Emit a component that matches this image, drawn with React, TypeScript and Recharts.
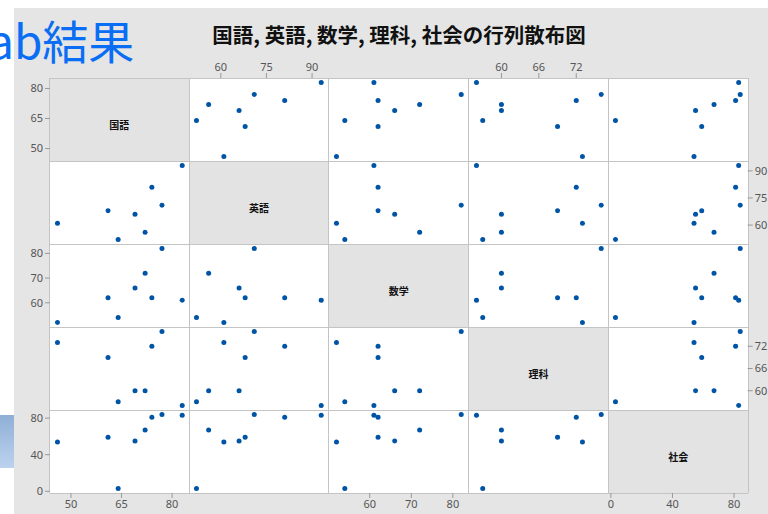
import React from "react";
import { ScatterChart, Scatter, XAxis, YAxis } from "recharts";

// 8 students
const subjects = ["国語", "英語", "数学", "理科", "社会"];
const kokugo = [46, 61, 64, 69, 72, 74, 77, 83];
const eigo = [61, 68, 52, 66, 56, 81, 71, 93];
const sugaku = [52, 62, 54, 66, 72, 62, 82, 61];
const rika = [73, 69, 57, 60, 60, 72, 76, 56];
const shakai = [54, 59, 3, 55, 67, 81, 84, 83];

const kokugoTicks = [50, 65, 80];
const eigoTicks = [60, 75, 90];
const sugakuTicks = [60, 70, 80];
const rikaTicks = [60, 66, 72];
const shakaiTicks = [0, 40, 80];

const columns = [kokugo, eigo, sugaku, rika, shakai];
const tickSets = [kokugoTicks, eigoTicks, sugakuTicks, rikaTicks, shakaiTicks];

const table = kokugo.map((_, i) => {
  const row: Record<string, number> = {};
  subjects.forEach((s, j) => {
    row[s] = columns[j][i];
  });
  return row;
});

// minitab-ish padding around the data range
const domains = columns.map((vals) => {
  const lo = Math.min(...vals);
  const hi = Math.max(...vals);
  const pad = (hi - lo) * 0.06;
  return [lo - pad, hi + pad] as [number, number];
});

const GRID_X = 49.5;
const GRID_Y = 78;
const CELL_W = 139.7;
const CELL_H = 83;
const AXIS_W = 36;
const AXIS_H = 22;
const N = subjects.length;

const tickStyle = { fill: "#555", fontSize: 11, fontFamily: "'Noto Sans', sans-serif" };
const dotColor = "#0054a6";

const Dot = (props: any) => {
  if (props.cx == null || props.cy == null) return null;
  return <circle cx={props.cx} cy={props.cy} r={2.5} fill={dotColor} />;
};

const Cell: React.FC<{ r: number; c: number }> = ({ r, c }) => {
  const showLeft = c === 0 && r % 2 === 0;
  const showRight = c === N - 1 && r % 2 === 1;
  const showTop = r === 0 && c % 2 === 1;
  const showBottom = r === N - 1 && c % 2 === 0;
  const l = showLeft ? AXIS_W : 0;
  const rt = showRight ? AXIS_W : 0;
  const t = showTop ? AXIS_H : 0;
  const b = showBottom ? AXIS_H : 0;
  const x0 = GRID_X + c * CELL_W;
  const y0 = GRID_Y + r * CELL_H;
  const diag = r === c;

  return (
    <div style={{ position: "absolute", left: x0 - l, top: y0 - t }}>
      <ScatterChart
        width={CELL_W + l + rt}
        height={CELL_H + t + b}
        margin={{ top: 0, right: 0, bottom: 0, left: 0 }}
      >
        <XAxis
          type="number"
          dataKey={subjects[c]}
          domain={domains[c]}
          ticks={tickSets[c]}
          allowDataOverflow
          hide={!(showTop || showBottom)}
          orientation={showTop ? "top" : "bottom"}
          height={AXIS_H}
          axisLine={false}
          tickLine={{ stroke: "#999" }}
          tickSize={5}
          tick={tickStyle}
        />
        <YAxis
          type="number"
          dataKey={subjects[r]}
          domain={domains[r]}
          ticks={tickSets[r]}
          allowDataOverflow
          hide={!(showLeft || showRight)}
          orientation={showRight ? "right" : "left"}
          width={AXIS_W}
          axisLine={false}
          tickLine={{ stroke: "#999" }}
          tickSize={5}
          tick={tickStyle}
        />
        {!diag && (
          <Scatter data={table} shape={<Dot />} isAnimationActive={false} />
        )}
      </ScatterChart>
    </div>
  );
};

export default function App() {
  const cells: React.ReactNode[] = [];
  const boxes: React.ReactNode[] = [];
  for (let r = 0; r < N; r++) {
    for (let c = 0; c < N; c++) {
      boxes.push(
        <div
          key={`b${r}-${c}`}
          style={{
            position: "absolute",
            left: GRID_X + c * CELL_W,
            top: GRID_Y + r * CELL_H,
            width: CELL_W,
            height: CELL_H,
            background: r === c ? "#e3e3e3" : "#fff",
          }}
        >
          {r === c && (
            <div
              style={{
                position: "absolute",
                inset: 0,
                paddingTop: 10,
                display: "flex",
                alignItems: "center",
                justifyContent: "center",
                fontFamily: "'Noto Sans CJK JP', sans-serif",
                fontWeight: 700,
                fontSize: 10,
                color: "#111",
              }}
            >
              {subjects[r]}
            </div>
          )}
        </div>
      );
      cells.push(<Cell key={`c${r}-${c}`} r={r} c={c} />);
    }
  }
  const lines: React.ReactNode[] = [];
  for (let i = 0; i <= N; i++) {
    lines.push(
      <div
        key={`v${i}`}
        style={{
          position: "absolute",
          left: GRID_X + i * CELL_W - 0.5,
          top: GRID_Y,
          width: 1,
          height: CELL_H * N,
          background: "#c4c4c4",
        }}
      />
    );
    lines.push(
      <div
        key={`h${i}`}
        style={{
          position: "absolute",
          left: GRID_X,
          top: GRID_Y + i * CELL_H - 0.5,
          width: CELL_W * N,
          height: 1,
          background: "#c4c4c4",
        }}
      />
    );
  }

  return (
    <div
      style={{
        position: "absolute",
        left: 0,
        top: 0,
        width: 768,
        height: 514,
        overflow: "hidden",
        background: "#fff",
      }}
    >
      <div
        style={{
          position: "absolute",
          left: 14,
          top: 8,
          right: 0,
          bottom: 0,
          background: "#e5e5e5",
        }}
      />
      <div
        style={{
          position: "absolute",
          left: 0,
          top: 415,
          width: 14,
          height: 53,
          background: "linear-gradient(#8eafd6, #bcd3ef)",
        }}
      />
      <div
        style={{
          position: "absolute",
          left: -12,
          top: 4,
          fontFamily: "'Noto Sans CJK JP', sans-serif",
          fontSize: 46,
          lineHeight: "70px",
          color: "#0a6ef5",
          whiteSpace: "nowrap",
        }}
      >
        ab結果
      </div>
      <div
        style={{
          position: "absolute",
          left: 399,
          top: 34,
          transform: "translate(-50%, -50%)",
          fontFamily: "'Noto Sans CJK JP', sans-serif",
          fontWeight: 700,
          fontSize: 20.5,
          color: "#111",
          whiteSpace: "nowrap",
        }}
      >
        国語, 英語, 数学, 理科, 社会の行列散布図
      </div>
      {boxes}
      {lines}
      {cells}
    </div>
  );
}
#####
**THE EXERCISE**
Output exactly the span of lines from the top of the listing through the line holding "const diag = r === c;", and leave every picture out.

**COMPLETED TASK**
Emit a component that matches this image, drawn with React, TypeScript and Recharts.
import React from "react";
import { ScatterChart, Scatter, XAxis, YAxis } from "recharts";

// 8 students
const subjects = ["国語", "英語", "数学", "理科", "社会"];
const kokugo = [46, 61, 64, 69, 72, 74, 77, 83];
const eigo = [61, 68, 52, 66, 56, 81, 71, 93];
const sugaku = [52, 62, 54, 66, 72, 62, 82, 61];
const rika = [73, 69, 57, 60, 60, 72, 76, 56];
const shakai = [54, 59, 3, 55, 67, 81, 84, 83];

const kokugoTicks = [50, 65, 80];
const eigoTicks = [60, 75, 90];
const sugakuTicks = [60, 70, 80];
const rikaTicks = [60, 66, 72];
const shakaiTicks = [0, 40, 80];

const columns = [kokugo, eigo, sugaku, rika, shakai];
const tickSets = [kokugoTicks, eigoTicks, sugakuTicks, rikaTicks, shakaiTicks];

const table = kokugo.map((_, i) => {
  const row: Record<string, number> = {};
  subjects.forEach((s, j) => {
    row[s] = columns[j][i];
  });
  return row;
});

// minitab-ish padding around the data range
const domains = columns.map((vals) => {
  const lo = Math.min(...vals);
  const hi = Math.max(...vals);
  const pad = (hi - lo) * 0.06;
  return [lo - pad, hi + pad] as [number, number];
});

const GRID_X = 49.5;
const GRID_Y = 78;
const CELL_W = 139.7;
const CELL_H = 83;
const AXIS_W = 36;
const AXIS_H = 22;
const N = subjects.length;

const tickStyle = { fill: "#555", fontSize: 11, fontFamily: "'Noto Sans', sans-serif" };
const dotColor = "#0054a6";

const Dot = (props: any) => {
  if (props.cx == null || props.cy == null) return null;
  return <circle cx={props.cx} cy={props.cy} r={2.5} fill={dotColor} />;
};

const Cell: React.FC<{ r: number; c: number }> = ({ r, c }) => {
  const showLeft = c === 0 && r % 2 === 0;
  const showRight = c === N - 1 && r % 2 === 1;
  const showTop = r === 0 && c % 2 === 1;
  const showBottom = r === N - 1 && c % 2 === 0;
  const l = showLeft ? AXIS_W : 0;
  const rt = showRight ? AXIS_W : 0;
  const t = showTop ? AXIS_H : 0;
  const b = showBottom ? AXIS_H : 0;
  const x0 = GRID_X + c * CELL_W;
  const y0 = GRID_Y + r * CELL_H;
  const diag = r === c;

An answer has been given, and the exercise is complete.